# What is required
Take the lines beginning with the one that contains "Convert this chart to D3.js code." and ending with the one that contains "2.38, 2.33, 2.39];", and set them down exactly. Omit all pictures.

# Material to process
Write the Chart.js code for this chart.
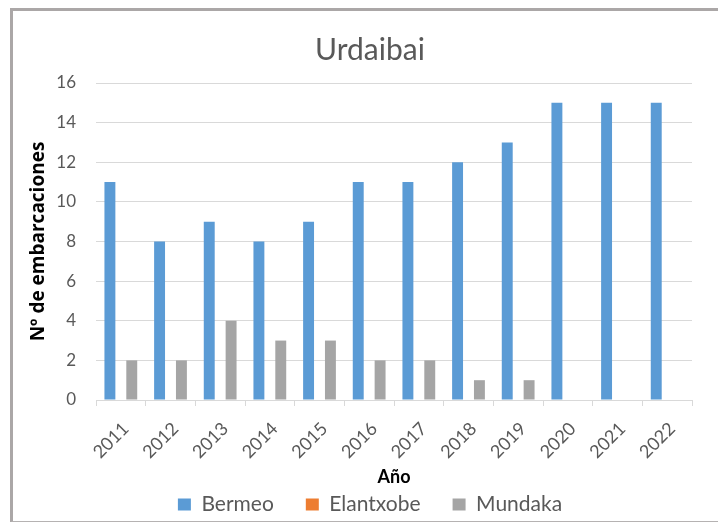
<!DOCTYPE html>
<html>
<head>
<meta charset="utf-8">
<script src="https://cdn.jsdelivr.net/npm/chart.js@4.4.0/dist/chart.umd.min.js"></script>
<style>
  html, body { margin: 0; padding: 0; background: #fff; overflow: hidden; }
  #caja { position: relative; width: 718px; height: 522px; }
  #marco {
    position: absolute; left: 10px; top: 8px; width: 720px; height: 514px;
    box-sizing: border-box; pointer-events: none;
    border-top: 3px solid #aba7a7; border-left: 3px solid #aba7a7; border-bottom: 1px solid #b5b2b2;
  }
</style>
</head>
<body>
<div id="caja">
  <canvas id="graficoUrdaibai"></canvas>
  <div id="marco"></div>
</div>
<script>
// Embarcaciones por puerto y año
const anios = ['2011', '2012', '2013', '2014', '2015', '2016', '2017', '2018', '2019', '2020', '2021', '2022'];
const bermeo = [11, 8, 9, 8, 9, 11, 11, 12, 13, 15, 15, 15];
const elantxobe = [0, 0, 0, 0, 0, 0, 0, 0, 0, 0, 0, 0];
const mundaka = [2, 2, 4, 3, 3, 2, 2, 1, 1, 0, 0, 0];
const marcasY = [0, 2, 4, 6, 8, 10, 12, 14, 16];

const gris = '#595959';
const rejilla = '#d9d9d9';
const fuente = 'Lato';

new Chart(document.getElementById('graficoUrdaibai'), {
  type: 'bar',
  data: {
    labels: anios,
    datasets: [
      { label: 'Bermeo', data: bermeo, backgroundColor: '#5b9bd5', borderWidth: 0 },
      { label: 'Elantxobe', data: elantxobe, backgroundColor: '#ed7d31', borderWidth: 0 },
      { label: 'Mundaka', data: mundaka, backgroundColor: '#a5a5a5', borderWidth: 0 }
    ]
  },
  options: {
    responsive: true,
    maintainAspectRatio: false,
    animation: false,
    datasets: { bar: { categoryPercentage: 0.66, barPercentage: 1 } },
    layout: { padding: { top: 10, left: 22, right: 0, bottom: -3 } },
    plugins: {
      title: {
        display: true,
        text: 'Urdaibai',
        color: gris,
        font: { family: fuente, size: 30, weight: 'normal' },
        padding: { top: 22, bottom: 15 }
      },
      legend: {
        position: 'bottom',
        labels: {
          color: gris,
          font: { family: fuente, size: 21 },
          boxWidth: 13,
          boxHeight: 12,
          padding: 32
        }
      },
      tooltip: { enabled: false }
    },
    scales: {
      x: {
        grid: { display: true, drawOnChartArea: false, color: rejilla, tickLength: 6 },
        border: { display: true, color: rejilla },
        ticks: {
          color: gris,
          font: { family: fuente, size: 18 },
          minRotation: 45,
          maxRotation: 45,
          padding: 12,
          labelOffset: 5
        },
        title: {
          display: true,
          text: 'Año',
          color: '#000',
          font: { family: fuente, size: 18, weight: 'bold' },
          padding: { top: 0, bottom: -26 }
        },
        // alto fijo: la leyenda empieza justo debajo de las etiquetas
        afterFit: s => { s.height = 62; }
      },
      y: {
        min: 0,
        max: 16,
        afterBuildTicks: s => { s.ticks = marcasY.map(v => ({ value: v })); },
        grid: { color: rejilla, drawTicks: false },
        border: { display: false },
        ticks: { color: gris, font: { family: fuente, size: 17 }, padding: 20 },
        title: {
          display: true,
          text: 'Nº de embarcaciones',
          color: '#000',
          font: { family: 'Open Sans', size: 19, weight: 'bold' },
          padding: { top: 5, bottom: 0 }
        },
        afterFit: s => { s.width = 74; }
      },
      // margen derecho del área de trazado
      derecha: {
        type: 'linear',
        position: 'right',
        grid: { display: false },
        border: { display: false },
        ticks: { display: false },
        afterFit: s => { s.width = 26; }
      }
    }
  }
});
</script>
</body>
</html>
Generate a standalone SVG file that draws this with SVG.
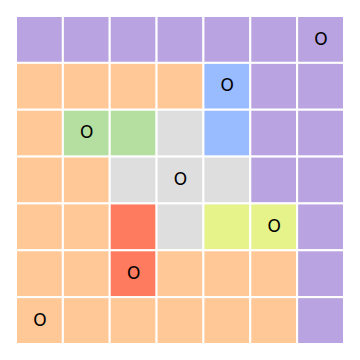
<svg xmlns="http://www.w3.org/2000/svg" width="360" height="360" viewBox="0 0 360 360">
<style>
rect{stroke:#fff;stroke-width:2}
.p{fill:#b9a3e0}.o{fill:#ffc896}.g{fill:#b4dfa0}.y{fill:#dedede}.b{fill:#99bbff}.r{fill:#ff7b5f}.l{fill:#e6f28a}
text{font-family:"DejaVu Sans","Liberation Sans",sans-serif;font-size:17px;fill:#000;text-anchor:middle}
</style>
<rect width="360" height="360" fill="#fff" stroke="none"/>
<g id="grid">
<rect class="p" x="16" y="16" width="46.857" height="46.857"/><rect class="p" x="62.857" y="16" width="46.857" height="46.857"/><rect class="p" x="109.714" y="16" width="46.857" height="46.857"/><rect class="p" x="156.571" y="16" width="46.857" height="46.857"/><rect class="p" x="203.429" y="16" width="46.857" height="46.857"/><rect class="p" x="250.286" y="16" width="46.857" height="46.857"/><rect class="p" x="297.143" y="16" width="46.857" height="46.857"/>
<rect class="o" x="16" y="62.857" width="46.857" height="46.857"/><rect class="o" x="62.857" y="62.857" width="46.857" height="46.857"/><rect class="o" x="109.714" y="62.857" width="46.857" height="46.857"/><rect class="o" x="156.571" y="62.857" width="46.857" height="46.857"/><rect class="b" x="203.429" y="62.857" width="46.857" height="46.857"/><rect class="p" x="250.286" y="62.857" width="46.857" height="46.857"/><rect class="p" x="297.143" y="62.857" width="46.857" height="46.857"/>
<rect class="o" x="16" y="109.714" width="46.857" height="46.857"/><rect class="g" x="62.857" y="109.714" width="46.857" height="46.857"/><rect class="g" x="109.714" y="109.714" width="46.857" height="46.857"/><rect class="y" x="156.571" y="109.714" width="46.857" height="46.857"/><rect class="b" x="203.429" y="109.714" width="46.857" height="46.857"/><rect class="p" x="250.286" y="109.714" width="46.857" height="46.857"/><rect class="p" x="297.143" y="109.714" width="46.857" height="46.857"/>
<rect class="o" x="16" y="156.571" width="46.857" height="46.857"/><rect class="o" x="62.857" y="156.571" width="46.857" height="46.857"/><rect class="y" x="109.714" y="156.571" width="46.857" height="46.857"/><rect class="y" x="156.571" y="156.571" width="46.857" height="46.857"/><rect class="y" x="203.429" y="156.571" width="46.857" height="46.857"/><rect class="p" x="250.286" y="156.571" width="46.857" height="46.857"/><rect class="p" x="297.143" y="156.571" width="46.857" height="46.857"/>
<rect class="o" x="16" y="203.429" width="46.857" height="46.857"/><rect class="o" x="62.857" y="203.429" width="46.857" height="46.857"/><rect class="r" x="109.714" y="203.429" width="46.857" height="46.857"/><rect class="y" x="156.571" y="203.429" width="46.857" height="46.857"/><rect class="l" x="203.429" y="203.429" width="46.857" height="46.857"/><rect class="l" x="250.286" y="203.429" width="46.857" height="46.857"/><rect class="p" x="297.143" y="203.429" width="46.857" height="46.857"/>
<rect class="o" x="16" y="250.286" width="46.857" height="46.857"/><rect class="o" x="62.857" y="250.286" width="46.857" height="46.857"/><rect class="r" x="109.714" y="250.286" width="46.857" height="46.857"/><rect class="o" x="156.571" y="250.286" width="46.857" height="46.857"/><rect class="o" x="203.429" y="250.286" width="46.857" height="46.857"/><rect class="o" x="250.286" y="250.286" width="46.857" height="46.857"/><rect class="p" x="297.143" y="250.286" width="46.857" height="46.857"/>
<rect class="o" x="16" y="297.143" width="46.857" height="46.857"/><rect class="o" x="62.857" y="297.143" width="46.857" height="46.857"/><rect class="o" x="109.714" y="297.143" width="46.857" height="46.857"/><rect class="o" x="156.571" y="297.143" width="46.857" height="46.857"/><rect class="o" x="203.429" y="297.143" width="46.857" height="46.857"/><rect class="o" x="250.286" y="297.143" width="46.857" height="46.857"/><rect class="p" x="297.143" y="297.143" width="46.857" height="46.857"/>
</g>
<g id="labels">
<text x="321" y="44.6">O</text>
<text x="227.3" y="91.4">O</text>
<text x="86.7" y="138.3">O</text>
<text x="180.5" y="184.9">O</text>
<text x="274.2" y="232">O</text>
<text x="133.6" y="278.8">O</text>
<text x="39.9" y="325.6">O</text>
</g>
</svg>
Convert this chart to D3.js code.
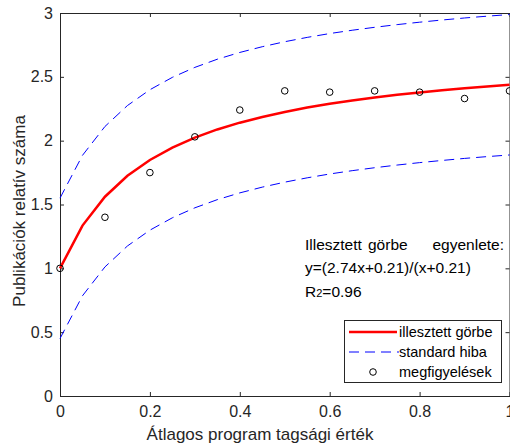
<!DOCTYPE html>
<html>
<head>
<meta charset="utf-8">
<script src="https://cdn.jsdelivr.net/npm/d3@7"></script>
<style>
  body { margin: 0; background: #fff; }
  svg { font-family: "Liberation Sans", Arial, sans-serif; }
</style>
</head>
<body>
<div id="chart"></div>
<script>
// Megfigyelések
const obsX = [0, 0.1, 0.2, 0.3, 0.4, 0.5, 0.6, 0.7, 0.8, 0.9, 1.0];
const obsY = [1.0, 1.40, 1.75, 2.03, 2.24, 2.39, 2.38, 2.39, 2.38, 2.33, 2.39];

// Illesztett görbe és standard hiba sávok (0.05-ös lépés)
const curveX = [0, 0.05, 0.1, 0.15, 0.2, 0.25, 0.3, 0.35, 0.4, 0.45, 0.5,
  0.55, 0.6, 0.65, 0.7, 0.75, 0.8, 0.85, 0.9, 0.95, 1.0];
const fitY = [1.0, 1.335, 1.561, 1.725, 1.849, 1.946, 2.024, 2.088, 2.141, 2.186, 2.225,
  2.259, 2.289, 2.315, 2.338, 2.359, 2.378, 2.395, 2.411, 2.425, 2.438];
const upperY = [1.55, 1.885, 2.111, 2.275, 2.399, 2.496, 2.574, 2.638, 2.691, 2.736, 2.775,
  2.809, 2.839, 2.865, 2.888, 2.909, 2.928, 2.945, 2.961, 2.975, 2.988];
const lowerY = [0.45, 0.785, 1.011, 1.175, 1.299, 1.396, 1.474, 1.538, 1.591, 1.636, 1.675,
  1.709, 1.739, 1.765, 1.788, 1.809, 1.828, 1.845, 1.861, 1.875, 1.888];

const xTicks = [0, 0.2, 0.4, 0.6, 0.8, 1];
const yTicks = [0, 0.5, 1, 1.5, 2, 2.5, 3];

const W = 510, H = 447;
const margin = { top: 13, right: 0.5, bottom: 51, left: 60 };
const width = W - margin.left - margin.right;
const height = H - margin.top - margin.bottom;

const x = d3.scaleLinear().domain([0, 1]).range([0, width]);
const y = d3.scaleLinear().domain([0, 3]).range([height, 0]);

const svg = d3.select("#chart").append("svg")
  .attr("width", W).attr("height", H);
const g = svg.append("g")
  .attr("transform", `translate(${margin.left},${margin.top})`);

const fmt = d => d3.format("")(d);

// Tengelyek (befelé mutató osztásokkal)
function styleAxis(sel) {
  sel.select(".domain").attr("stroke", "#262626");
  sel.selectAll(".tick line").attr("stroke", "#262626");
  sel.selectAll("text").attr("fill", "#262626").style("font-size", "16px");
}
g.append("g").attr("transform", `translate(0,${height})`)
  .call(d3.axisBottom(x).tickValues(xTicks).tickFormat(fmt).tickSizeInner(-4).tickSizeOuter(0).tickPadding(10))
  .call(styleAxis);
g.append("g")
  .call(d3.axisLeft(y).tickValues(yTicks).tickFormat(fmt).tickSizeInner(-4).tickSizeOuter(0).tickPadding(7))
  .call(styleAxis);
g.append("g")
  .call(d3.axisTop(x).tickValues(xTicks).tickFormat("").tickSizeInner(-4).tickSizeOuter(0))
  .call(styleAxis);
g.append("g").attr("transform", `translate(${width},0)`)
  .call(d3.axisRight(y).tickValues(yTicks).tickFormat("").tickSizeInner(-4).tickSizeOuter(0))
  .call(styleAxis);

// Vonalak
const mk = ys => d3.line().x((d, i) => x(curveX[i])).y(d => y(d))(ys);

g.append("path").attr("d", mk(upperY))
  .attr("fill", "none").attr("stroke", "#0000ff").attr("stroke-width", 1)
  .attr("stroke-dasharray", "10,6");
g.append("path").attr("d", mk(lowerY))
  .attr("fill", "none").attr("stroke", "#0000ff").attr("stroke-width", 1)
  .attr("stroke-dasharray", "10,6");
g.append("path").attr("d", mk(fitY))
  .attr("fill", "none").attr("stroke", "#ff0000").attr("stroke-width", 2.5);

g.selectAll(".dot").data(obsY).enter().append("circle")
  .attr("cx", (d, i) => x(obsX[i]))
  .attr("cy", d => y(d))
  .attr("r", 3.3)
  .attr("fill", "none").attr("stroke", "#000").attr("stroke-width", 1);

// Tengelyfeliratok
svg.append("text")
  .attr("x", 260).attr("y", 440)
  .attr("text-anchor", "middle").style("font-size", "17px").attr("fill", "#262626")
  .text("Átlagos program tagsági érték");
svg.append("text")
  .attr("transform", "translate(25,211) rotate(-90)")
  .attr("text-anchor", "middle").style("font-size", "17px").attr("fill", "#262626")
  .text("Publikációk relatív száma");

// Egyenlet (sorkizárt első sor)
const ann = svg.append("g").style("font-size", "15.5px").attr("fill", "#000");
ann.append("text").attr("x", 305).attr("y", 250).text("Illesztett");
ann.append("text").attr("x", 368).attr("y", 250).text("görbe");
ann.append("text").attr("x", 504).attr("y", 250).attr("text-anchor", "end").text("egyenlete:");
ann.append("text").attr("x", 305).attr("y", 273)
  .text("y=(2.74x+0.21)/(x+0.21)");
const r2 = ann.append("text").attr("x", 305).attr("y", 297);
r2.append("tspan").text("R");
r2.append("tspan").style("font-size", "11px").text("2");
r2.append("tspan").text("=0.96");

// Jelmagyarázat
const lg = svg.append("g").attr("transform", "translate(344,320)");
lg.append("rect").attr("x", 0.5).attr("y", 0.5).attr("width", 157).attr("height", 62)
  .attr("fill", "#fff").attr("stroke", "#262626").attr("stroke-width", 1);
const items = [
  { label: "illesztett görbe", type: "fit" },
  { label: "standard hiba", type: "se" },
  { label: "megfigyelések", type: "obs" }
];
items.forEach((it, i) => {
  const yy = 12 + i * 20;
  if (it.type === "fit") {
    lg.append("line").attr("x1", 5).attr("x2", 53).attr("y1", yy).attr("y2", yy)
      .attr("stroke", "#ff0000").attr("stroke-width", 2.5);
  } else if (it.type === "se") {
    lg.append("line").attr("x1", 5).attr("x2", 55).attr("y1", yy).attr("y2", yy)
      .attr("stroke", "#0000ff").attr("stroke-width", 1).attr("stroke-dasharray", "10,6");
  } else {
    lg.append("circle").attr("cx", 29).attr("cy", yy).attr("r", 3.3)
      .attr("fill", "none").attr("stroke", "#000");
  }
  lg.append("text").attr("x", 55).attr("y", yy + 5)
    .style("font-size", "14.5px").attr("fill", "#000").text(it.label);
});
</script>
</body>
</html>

# Complete response
Convert this chart to D3.js code.
<!DOCTYPE html>
<html>
<head>
<meta charset="utf-8">
<script src="https://cdn.jsdelivr.net/npm/d3@7"></script>
<style>
  body { margin: 0; background: #fff; }
  svg { font-family: "Liberation Sans", Arial, sans-serif; }
</style>
</head>
<body>
<div id="chart"></div>
<script>
// Megfigyelések
const obsX = [0, 0.1, 0.2, 0.3, 0.4, 0.5, 0.6, 0.7, 0.8, 0.9, 1.0];
const obsY = [1.0, 1.40, 1.75, 2.03, 2.24, 2.39, 2.38, 2.39, 2.38, 2.33, 2.39];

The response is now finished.